Porter told attendees that “she has been working with Jonathan Mitchell, the right-wing attorney behind the Texas abortion law, on her efforts to draft this model legislation and she practically cackled with delight as she unveiled her slogan for it: ‘If there is grooming, a lawsuit is looming.’”
“What if, instead of us putting out all these fires in this library and in this school and in this county, what if we stopped it at the source?” Porter said. “What if we put together a bill that says, hey, guess what, if you’re involved in any kind of grooming … if you don’t tell mom and dad what Johnny and Susie are reading, then you’re liable to a lawsuit.”
Porter continued “This addresses the transvestites, the Drag Queen Story Hour, the outside speaker that they bring in from GLAAD or from Planned Parenthood or from whatever the name they pick for the latest homosexual activist group.
“I had been praying for years, ‘How do we address the alphabet mafia?’ You know, the LGBTQRSTD. How do we go after that and get it out of our schools? … We can actually take out the grooming, we take out the pedophilia, the sodomy, it’s all listed in this bill. … Essentially, we’ve got a bill that says if Johnny or Susie comes home with any material that violates this long list of anything from pedophilia to grooming to the LGBT agenda, then guess what? They are opening themselves up to a lawsuit.”

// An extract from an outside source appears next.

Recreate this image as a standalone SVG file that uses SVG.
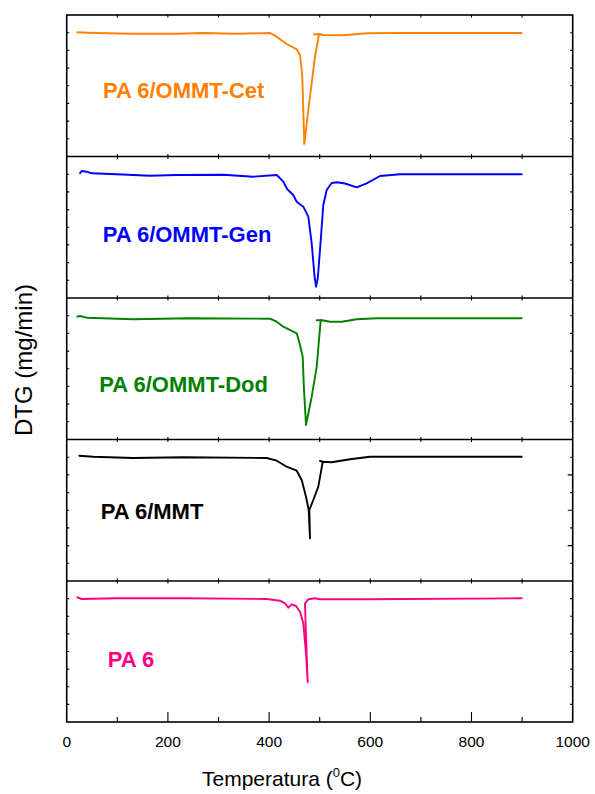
<svg xmlns="http://www.w3.org/2000/svg" width="595" height="794" viewBox="0 0 595 794">
<style>
.frame{fill:none;stroke:#000;stroke-width:1.6}
.tk{stroke:#000;stroke-width:1.1;fill:none}
.crv{fill:none;stroke-width:1.9;stroke-linejoin:round;stroke-linecap:round}
.lbl{font-family:"Liberation Sans",Arial,sans-serif;font-weight:bold;font-size:22px}
.num{font-family:"Liberation Sans",Arial,sans-serif;font-size:15.5px;fill:#000}
.ax{font-family:"Liberation Sans",Arial,sans-serif;font-size:21px;fill:#000}
.ay{font-family:"Liberation Sans",Arial,sans-serif;font-size:24px;fill:#000}
</style>
<rect width="595" height="794" fill="#fff"/>
<g id="axes">
<rect class="frame" x="66.7" y="15" width="506" height="707"/>
<path class="frame" d="M66.7 156.5H572.7M66.7 298H572.7M66.7 439.5H572.7M66.7 581H572.7"/>
<path class="tk" d="M117.3 15v2.5M167.9 15v2.5M218.5 15v2.5M269.1 15v2.5M319.7 15v2.5M370.3 15v2.5M420.9 15v2.5M471.5 15v2.5M522.1 15v2.5
M117.3 156.5v-2.5M167.9 156.5v-2.5M218.5 156.5v-2.5M269.1 156.5v-2.5M319.7 156.5v-2.5M370.3 156.5v-2.5M420.9 156.5v-2.5M471.5 156.5v-2.5M522.1 156.5v-2.5
M117.3 156.5v2.5M167.9 156.5v2.5M218.5 156.5v2.5M269.1 156.5v2.5M319.7 156.5v2.5M370.3 156.5v2.5M420.9 156.5v2.5M471.5 156.5v2.5M522.1 156.5v2.5
M117.3 298v-2.5M167.9 298v-2.5M218.5 298v-2.5M269.1 298v-2.5M319.7 298v-2.5M370.3 298v-2.5M420.9 298v-2.5M471.5 298v-2.5M522.1 298v-2.5
M117.3 298v2.5M167.9 298v2.5M218.5 298v2.5M269.1 298v2.5M319.7 298v2.5M370.3 298v2.5M420.9 298v2.5M471.5 298v2.5M522.1 298v2.5
M117.3 439.5v-2.5M167.9 439.5v-2.5M218.5 439.5v-2.5M269.1 439.5v-2.5M319.7 439.5v-2.5M370.3 439.5v-2.5M420.9 439.5v-2.5M471.5 439.5v-2.5M522.1 439.5v-2.5
M117.3 439.5v2.5M167.9 439.5v2.5M218.5 439.5v2.5M269.1 439.5v2.5M319.7 439.5v2.5M370.3 439.5v2.5M420.9 439.5v2.5M471.5 439.5v2.5M522.1 439.5v2.5
M117.3 581v-2.5M167.9 581v-2.5M218.5 581v-2.5M269.1 581v-2.5M319.7 581v-2.5M370.3 581v-2.5M420.9 581v-2.5M471.5 581v-2.5M522.1 581v-2.5
M117.3 581v2.5M167.9 581v2.5M218.5 581v2.5M269.1 581v2.5M319.7 581v2.5M370.3 581v2.5M420.9 581v2.5M471.5 581v2.5M522.1 581v2.5
M117.3 722v-5M167.9 722v-10M218.5 722v-5M269.1 722v-10M319.7 722v-5M370.3 722v-10M420.9 722v-5M471.5 722v-10M522.1 722v-5"/>
<path class="tk" d="M66.7 32.7h2.5M66.7 50.4h2.5M66.7 68.1h2.5M66.7 85.8h2.5M66.7 103.4h2.5M66.7 121.1h2.5M66.7 138.8h2.5
M66.7 174.2h2.5M66.7 191.9h2.5M66.7 209.6h2.5M66.7 227.3h2.5M66.7 244.9h2.5M66.7 262.6h2.5M66.7 280.3h2.5
M66.7 315.7h2.5M66.7 333.4h2.5M66.7 351.1h2.5M66.7 368.8h2.5M66.7 386.4h2.5M66.7 404.1h2.5M66.7 421.8h2.5
M66.7 457.2h2.5M66.7 474.9h2.5M66.7 492.6h2.5M66.7 510.3h2.5M66.7 527.9h2.5M66.7 545.6h2.5M66.7 563.3h2.5
M66.7 598.6h2.5M66.7 616.3h2.5M66.7 633.9h2.5M66.7 651.5h2.5M66.7 669.1h2.5M66.7 686.8h2.5M66.7 704.4h2.5"/>
<path class="tk" d="M572.7 32.7h-2.5M572.7 50.4h-2.5M572.7 68.1h-2.5M572.7 85.8h-2.5M572.7 103.4h-2.5M572.7 121.1h-2.5M572.7 138.8h-2.5
M572.7 174.2h-2.5M572.7 191.9h-2.5M572.7 209.6h-2.5M572.7 227.3h-2.5M572.7 244.9h-2.5M572.7 262.6h-2.5M572.7 280.3h-2.5
M572.7 315.7h-2.5M572.7 333.4h-2.5M572.7 351.1h-2.5M572.7 368.8h-2.5M572.7 386.4h-2.5M572.7 404.1h-2.5M572.7 421.8h-2.5
M572.7 457.2h-2.5M572.7 474.9h-5M572.7 492.6h-2.5M572.7 510.3h-5M572.7 527.9h-2.5M572.7 545.6h-5M572.7 563.3h-2.5
M572.7 598.6h-2.5M572.7 616.3h-2.5M572.7 633.9h-2.5M572.7 651.5h-2.5M572.7 669.1h-2.5M572.7 686.8h-2.5M572.7 704.4h-2.5"/>
<g text-anchor="middle">
<text class="num" x="66.7" y="747">0</text>
<text class="num" x="167.9" y="747">200</text>
<text class="num" x="269.1" y="747">400</text>
<text class="num" x="370.3" y="747">600</text>
<text class="num" x="471.5" y="747">800</text>
<text class="num" x="572.7" y="747">1000</text>
</g>
<text class="ax" x="202" y="786">Temperatura (<tspan font-size="13" dy="-9">0</tspan><tspan dy="9">C)</tspan></text>
<text class="ay" transform="translate(32,360) rotate(-90)" text-anchor="middle">DTG (mg/min)</text>
</g>
<g id="cet">
<path class="crv" stroke="#FF8000" d="M77.3 32.3L86.7 32.7L130 33.7L176.7 33.7L203.3 33L236.7 33.7L270 33L276.7 36.7L286.7 44L296.7 49.3L300 55L302.3 76.7L304.3 144L308.3 110L315 56.7L319 34.3L314 34.3M319 34L323.3 35L343.3 35.3L366.7 33.3L400 33L521.7 33"/>
<text class="lbl" fill="#FF8000" x="103" y="97.5">PA 6/OMMT-Cet</text>
</g>
<g id="gen">
<path class="crv" stroke="#0000FF" d="M80 173.3L81.7 171L86.7 171.7L91.7 173.3L116.7 174.3L150 175.7L176.7 175L223.3 174.7L253.3 176.7L276.7 175L283.3 181.7L287.3 189.3L293.3 195L296.7 201.7L303.3 206.7L308.3 216.7L311.7 243.3L314.5 276L316 286.7L317.8 278L320 250L323.3 205L326.7 190L331.7 183L337 182.3L345 183.5L356.7 187.3L366.7 183.3L380 176L400 174.3L521.7 174.3"/>
<text class="lbl" fill="#0000FF" x="102.7" y="242.3">PA 6/OMMT-Gen</text>
</g>
<g id="dod">
<path class="crv" stroke="#008000" d="M77.3 316.7L80 316L86.7 317.7L133.3 319.3L190 318.3L270 318.7L276.7 321.7L283.3 326.7L296.7 333.3L300 345L302.7 356.7L304 390L306 425L311.7 396.7L316.7 366.7L320.7 320.3L316.7 320.3M320.7 320L330 321.7L341.7 321.7L356.7 319.3L376.7 318.3L521.7 318.3"/>
<text class="lbl" fill="#008000" x="99.3" y="391.7">PA 6/OMMT-Dod</text>
</g>
<g id="mmt">
<path class="crv" stroke="#000" d="M79.3 455.7L93.3 456.7L133.3 458L183.3 457.3L266.7 458L276.7 460.7L286.7 466.7L296.7 470.7L301.7 480L306 496.7L308.7 510L310 538.3L309.3 510L313.3 500L318.3 486.7L320.7 473.3L322.7 461.7L320 461M322.7 461.7L331.7 462.3L350 459.3L370 456.7L521.7 456.7"/>
<text class="lbl" fill="#000" x="100.7" y="519.3">PA 6/MMT</text>
</g>
<g id="pa6">
<path class="crv" stroke="#FF0080" d="M77.3 597.3L81.7 599L116.7 598.3L183.3 598.3L266.7 599L280 600.7L285 603.3L288.3 607.7L291.7 604.3L296 606L300 611.7L303.3 623.3L306 653.3L307.7 682.3L306 636.7L305 603.3L308.3 599.3L315 598.3L320 599.3L366.7 599.3L521.7 598.3"/>
<text class="lbl" fill="#FF0080" x="107.7" y="666.7">PA 6</text>
</g>
</svg>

And, she said lawsuits are what they’re going to get. And it’s all legal, in that the Texas bill has not been struck down.
Porter is no stranger to culture war battles. She began her career as the legislative director of Ohio Right to Life in the 1990s, before becoming the national director for D. James Kennedy’s Center for Reclaiming America. Porter later established the group Faith2Action and became a columnist and radio host specializing in extreme right-wing views and countless conspiracy theories.
In 2017, she served as a spokesperson for Roy Moore in his campaign for the United States Senate special election in Alabama, 2017, drawing media attention for repeatedly refusing to answer direct questions about the candidate's publicly stated beliefs. In 2018, the Southern Poverty Law Center designated Faith2Action as a hate group for its anti-LGBT stance.
She later lost her radio program when “the Christian network that hosted it objected to her increasing embrace of an extremist Christian movement known as Dominionism, which teaches that Christians are to control all levers of power within society and use those positions to implement public policy that corresponds to the Bible,” Right Wing Watch pointed out.
In 2020, Porter participated in a scheme encouraging citizens to send postcards to five key states to “decertify fraud” in the election. According to Wikipedia, Porter and her cohorts were charging “up to $100 to do so.”
Porter is also known for lobbying for so-called Heartbeat bills and partial birth abortion bills.
The National Association of Christian Lawmakers regularly holds conferences to “plot strategy about how to enact their radical political agenda throughout the country, largely through model legislation that is specifically designed to be taken home by participating state legislators and turned into law.”
Porter’s Faith2Action produced a sitcom, called “What’s A Girl To Do?’ (based on Porter’s book titled “what’s a Girl to Do While Waiting for Mr. Right?”) starring Porter herself,trying to find a love connection. According to its website the show aims “to counter the culture while making people laugh.” With an awkward laugh-track the website touts: “Finally, entertainment without the indoctrination of a godless worldview.”